Nothing but the lines from the top of the data to the line holding "series = [politici, parlement, medemens, rechtsstelsel, politie]" should be printed, word for word and both ends included; leave the pictures out.

Given material:
****************************************

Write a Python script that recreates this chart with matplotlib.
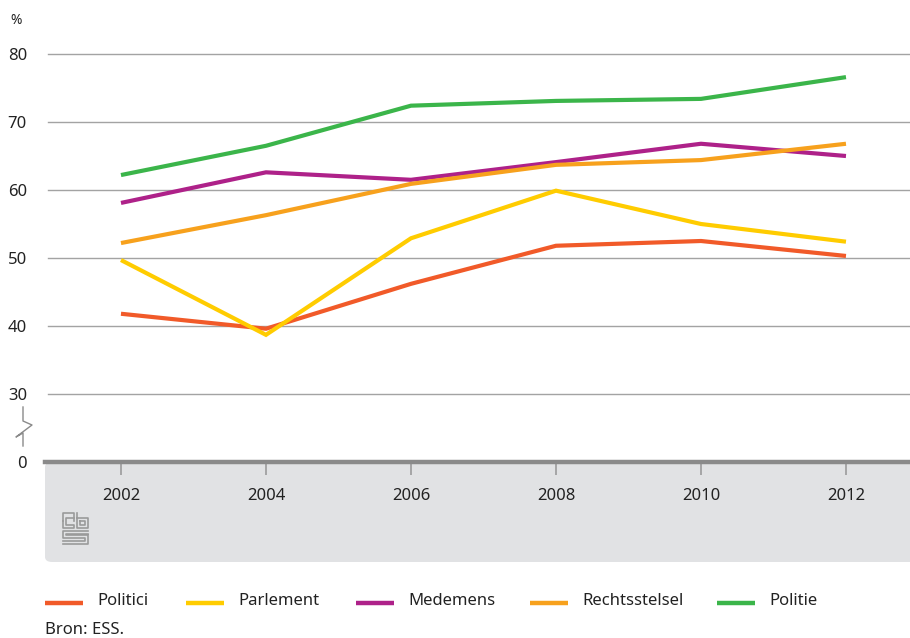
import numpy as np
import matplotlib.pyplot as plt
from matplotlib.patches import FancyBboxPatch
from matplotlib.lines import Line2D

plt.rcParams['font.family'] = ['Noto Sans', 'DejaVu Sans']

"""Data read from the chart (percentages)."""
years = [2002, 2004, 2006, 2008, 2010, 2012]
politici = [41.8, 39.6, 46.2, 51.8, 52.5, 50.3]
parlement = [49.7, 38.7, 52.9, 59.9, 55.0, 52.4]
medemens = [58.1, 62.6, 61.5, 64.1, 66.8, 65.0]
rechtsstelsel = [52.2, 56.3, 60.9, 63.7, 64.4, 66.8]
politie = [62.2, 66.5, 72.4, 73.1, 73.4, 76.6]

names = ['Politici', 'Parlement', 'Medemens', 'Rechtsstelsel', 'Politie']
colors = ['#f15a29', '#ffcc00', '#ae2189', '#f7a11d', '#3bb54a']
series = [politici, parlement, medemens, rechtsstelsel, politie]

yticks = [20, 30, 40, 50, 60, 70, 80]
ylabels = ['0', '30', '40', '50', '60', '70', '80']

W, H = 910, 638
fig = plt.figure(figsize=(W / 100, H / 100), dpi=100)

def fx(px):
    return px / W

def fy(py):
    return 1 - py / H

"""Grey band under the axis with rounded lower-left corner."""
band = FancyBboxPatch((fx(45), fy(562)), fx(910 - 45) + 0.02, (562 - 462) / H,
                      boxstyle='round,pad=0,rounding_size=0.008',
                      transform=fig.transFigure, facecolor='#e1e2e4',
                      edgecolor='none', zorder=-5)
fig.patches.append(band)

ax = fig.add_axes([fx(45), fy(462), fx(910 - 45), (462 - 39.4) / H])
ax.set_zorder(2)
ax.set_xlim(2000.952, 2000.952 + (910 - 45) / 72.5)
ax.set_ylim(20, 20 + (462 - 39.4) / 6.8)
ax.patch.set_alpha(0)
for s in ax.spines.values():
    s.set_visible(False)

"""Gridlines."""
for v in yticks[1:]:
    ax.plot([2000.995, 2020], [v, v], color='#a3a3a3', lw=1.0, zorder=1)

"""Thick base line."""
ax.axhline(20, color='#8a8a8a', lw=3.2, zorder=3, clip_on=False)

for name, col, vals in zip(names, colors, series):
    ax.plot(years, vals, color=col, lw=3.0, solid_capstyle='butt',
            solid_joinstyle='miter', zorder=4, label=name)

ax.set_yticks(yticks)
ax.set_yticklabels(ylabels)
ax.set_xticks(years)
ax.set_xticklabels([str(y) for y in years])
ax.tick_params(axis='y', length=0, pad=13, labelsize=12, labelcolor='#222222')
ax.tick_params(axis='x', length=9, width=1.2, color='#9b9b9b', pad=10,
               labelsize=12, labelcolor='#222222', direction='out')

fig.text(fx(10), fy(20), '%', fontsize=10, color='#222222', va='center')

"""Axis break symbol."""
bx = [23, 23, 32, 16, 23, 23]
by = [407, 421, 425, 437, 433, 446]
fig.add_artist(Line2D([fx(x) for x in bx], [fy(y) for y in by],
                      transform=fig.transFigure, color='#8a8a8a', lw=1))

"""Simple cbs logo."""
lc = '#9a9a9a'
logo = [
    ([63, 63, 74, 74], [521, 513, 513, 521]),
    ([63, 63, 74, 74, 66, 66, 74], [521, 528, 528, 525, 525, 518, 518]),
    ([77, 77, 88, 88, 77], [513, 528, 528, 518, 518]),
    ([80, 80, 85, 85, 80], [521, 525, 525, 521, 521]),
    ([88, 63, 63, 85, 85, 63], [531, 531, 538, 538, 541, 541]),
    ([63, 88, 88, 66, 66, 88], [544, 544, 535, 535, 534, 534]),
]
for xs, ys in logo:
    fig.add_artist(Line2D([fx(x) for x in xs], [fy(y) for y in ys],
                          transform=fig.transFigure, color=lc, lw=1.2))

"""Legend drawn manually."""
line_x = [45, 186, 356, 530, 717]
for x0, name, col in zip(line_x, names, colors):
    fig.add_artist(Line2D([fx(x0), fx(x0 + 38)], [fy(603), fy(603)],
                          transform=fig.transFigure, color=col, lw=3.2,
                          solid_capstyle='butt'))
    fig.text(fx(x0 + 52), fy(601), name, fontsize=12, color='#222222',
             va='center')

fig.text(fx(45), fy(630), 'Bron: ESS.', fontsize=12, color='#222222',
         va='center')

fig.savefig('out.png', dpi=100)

****************************************

Result:
Write a Python script that recreates this chart with matplotlib.
import numpy as np
import matplotlib.pyplot as plt
from matplotlib.patches import FancyBboxPatch
from matplotlib.lines import Line2D

plt.rcParams['font.family'] = ['Noto Sans', 'DejaVu Sans']

"""Data read from the chart (percentages)."""
years = [2002, 2004, 2006, 2008, 2010, 2012]
politici = [41.8, 39.6, 46.2, 51.8, 52.5, 50.3]
parlement = [49.7, 38.7, 52.9, 59.9, 55.0, 52.4]
medemens = [58.1, 62.6, 61.5, 64.1, 66.8, 65.0]
rechtsstelsel = [52.2, 56.3, 60.9, 63.7, 64.4, 66.8]
politie = [62.2, 66.5, 72.4, 73.1, 73.4, 76.6]

names = ['Politici', 'Parlement', 'Medemens', 'Rechtsstelsel', 'Politie']
colors = ['#f15a29', '#ffcc00', '#ae2189', '#f7a11d', '#3bb54a']
series = [politici, parlement, medemens, rechtsstelsel, politie]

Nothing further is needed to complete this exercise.